Le vote utile, garant de l'alternance
Pierre Giacometti tire les premiers enseignements du premier tour des législatives. Les bonnes performances de l'UMP et du PS, compte-tenu du grand nombre de candidatures, annonce une nouvelle bipolarisation du système politique français, même si l'abstentionnisme, qui représente toujours le premier réservoir de vote "anti-système", fait figure de question clé pour parier sur l'avenir d'un nouvel échiquier politique.
Le premier tour des élections législatives va-t-il renvoyer aux oubliettes de la vie politique le surnom forgé par Jean-Marie Le Pen pour qualifier depuis le milieu des années 80 les principales forces de l'échiquier politique traditionnel : le RPR, l'UDF, le PC et le PS ?
La « bande des quatre » pourrait bien avoir vécu : les résultats du premier tour des législatives ont été marqués par un très net sursaut du vote favorable aux formations centrales du système politique. L'UMP et le PS ont rassemblé 57 % des voix, une performance remarquable compte tenu du nombre record des candidats enregistré pour ce scrutin.
Cette stabilité méritoire du PS, cet affaiblissement de ses alliés communistes et écologistes, conjugués au premier succès électoral de l'UMP, constituent à bien des égards les premiers signes politiques de ce que pourrait être l'émergence d'une nouvelle bipolarisation.
Bien sûr, il faut soumettre le paysage du 9 juin à l'épreuve du temps politique, notamment à travers la diversité des futures consultations électorales. Le prochain rendez-vous électoral de 2004, de type régional, apportera sans nul doute un premier élément de réponse.
Il apparaît pourtant d'ores et déjà qu'après le séisme du 21 avril, qui avait provoqué une première réplique « citoyenne » – les manifestations du 1er mai – puis une deuxième réplique civique – la mobilisation électorale du second tour –, le vote du 9 juin fait figure de réplique électorale ultime, sous les espèces d'un « vote utile », garant du système d'alternance.
L'enchaînement de ces secousses politiques renvoie finalement à un élément déclencheur : l'inversion du calendrier électoral qui a largement contribué à installer les conditions d'un retour à la logique de la Ve République. Au-delà des enjeux liés à la fin de la cohabitation, le traumatisme du vote pour « rien » du 21 avril dernier, a contribué à renforcer le réflexe d'un vote pour « quelque chose » le 9 juin. Résultat : la traduction en sièges de la stabilité en voix du Parti socialiste et la formation d'un bloc dominant à droite pourraient aboutir dimanche prochain à un phénomène inégalé dans l'histoire des élections législatives.

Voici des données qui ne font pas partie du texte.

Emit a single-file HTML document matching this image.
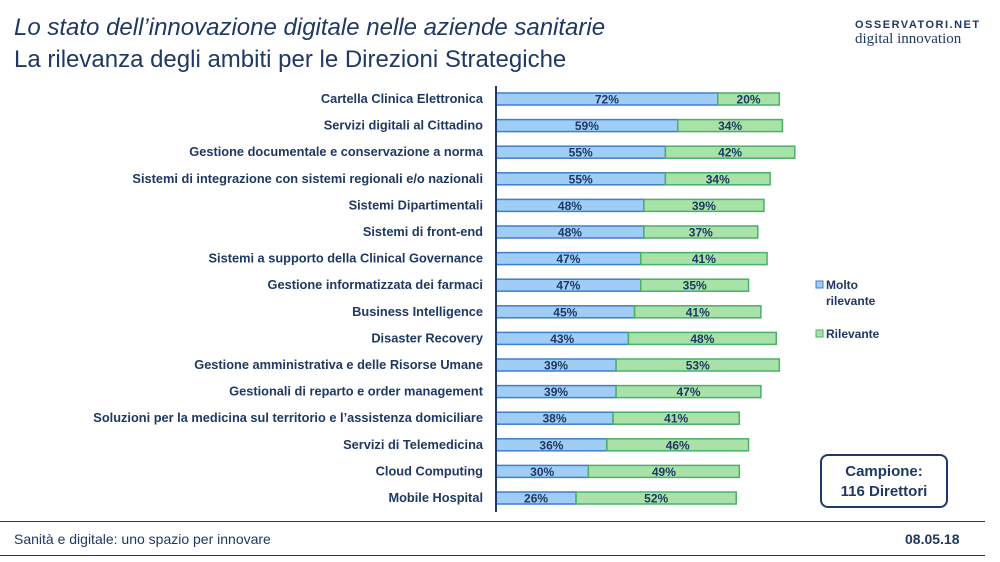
<!DOCTYPE html>
<html><head><meta charset="utf-8"><style>
body{margin:0;width:1000px;height:562px;background:#fff;font-family:"Liberation Sans",sans-serif;overflow:hidden;position:relative}
.t1{position:absolute;left:14px;top:14px;font-size:24px;font-style:italic;color:#1f3864}
.t2{position:absolute;left:14px;top:46px;font-size:24px;color:#1f3864}
.logo{position:absolute;left:855px;top:18px;color:#1f3864;line-height:14px}
.foot{position:absolute;top:531px;font-size:14px;color:#1f3864}
</style></head><body>
<div class="t1">Lo stato dell’innovazione digitale nelle aziende sanitarie</div>
<div class="t2">La rilevanza degli ambiti per le Direzioni Strategiche</div>
<div class="logo"><div style="font-size:11px;letter-spacing:1.5px;font-weight:bold">OSSERVATORI.NET</div><div style="font-family:'Liberation Serif',serif;font-size:15px">digital innovation</div></div>
<svg id="chart" width="1000" height="562" style="position:absolute;left:0;top:0"></svg>
<div style="position:absolute;left:0;top:521px;width:985px;border-top:1px solid #1f3864"></div>
<div class="foot" style="left:14px">Sanità e digitale: uno spazio per innovare</div>
<div class="foot" style="left:905px;font-weight:bold">08.05.18</div>
<div style="position:absolute;left:0;top:555px;width:985px;border-top:1px solid #1f3864"></div>
<div style="position:absolute;left:820px;top:454px;width:128px;height:54px;border:2px solid #1f3864;border-radius:8px;box-sizing:border-box;text-align:center;font-weight:bold;font-size:15px;color:#1f3864;line-height:20px;padding-top:6px">Campione:<br>116 Direttori</div>
<script>
const categories=["Cartella Clinica Elettronica","Servizi digitali al Cittadino","Gestione documentale e conservazione a norma","Sistemi di integrazione con sistemi regionali e/o nazionali","Sistemi Dipartimentali","Sistemi di front-end","Sistemi a supporto della Clinical Governance","Gestione informatizzata dei farmaci","Business Intelligence","Disaster Recovery","Gestione amministrativa e delle Risorse Umane","Gestionali di reparto e order management","Soluzioni per la medicina sul territorio e l’assistenza domiciliare","Servizi di Telemedicina","Cloud Computing","Mobile Hospital"];
const molto=[72,59,55,55,48,48,47,47,45,43,39,39,38,36,30,26];
const rilevante=[20,34,42,34,39,37,41,35,41,48,53,47,41,46,49,52];
const svg=document.getElementById('chart');const NS='http://www.w3.org/2000/svg';
const x0=496,k=3.08,y0=99,step=26.6,bh=12;
const X=v=>x0+v*k, Y=i=>y0+i*step;
function mk(t,a,name){const e=document.createElementNS(NS,t);for(const n in a)e.setAttribute(n,a[n]);


svg.appendChild(e);return e;}
categories.forEach((c,i)=>{
 const y=Y(i);
 const l=mk('text',{x:483,y:y+4,'text-anchor':'end','font-size':12.8,fill:'#1f3864','font-weight':'600'},'category-label');l.textContent=c;
 mk('rect',{x:X(0),y:y-bh/2,width:X(molto[i])-X(0),height:bh,fill:'#9fcdf5',stroke:'#3f7fcf','stroke-width':1.5},'bar-molto');
 mk('rect',{x:X(molto[i]),y:y-bh/2,width:X(molto[i]+rilevante[i])-X(molto[i]),height:bh,fill:'#a8e2a8',stroke:'#4caf6a','stroke-width':1.5},'bar-rilevante');
 const a=mk('text',{x:(X(0)+X(molto[i]))/2,y:y+4.5,'text-anchor':'middle','font-size':12,'font-weight':'bold',fill:'#1f3864'},'value-molto');a.textContent=molto[i]+'%';
 const b=mk('text',{x:(X(molto[i])+X(molto[i]+rilevante[i]))/2,y:y+4.5,'text-anchor':'middle','font-size':12,'font-weight':'bold',fill:'#1f3864'},'value-rilevante');b.textContent=rilevante[i]+'%';
});
mk('line',{x1:x0,x2:x0,y1:86,y2:512,stroke:'#1f3864','stroke-width':2},'y-axis');
mk('rect',{x:816,y:281,width:7,height:7,fill:'#9fcdf5',stroke:'#3f7fcf'},'legend-molto-swatch');
let t=mk('text',{x:826,y:289,'font-size':12,'font-weight':'bold',fill:'#1f3864'},'legend-molto');t.textContent='Molto';
t=mk('text',{x:826,y:305,'font-size':12,'font-weight':'bold',fill:'#1f3864'},'legend-molto-2');t.textContent='rilevante';
mk('rect',{x:816,y:330,width:7,height:7,fill:'#a8e2a8',stroke:'#4caf6a'},'legend-rilevante-swatch');
t=mk('text',{x:826,y:338,'font-size':12,'font-weight':'bold',fill:'#1f3864'},'legend-rilevante');t.textContent='Rilevante';
</script>
</body></html>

Sous la Ve République, il faut revenir à 1967 pour retrouver une telle situation de concentration des sièges entre deux forces. A l'époque, l'UDR et la FGDS monopolisaient 322 des 487 sièges de l'Assemblée soit 66 % des circonscriptions. Si les projections devaient se confirmer le 16 juin, deux formations de bord opposé pourraient rassembler plus de 80 % des sièges dans la future Assemblée et construire ainsi un nouvel échiquier aux contours simplifiés et contrastant avec l'habituelle diversité des courants politiques de la représentation parlementaire.
Le premier tour des élections législatives 2002 pose ainsi l'enjeu de l'avenir du système politique français. L'origine du séisme se trouve dans le record de candidatures à l'élection présidentielle, son point culminant dans l'élimination de la gauche du second tour de l'élection présidentielle. Mais cette nouvelle configuration pourrait rester sans lendemain si cette alternative politique PS/UMP ne parvenait pas à moyen terme à réintégrer progressivement et durablement les expressions diverses de mécontentement qui ont marqué de leur empreinte le comportement électoral des Français depuis l'élection présidentielle.
L'abstentionnisme représente toujours, en effet, le premier réservoir de vote anti-système et fait figure de question clé pour parier sur l'avenir d'un nouvel échiquier politique. Au-delà, pour consolider leur base électorale, PS et UMP doivent dessiner une représentation plus fidèle de la diversité de la société française : c'est la condition sine qua non de l'instauration d'un système bipolaire et pourquoi pas un jour d'un bipartisme à la française.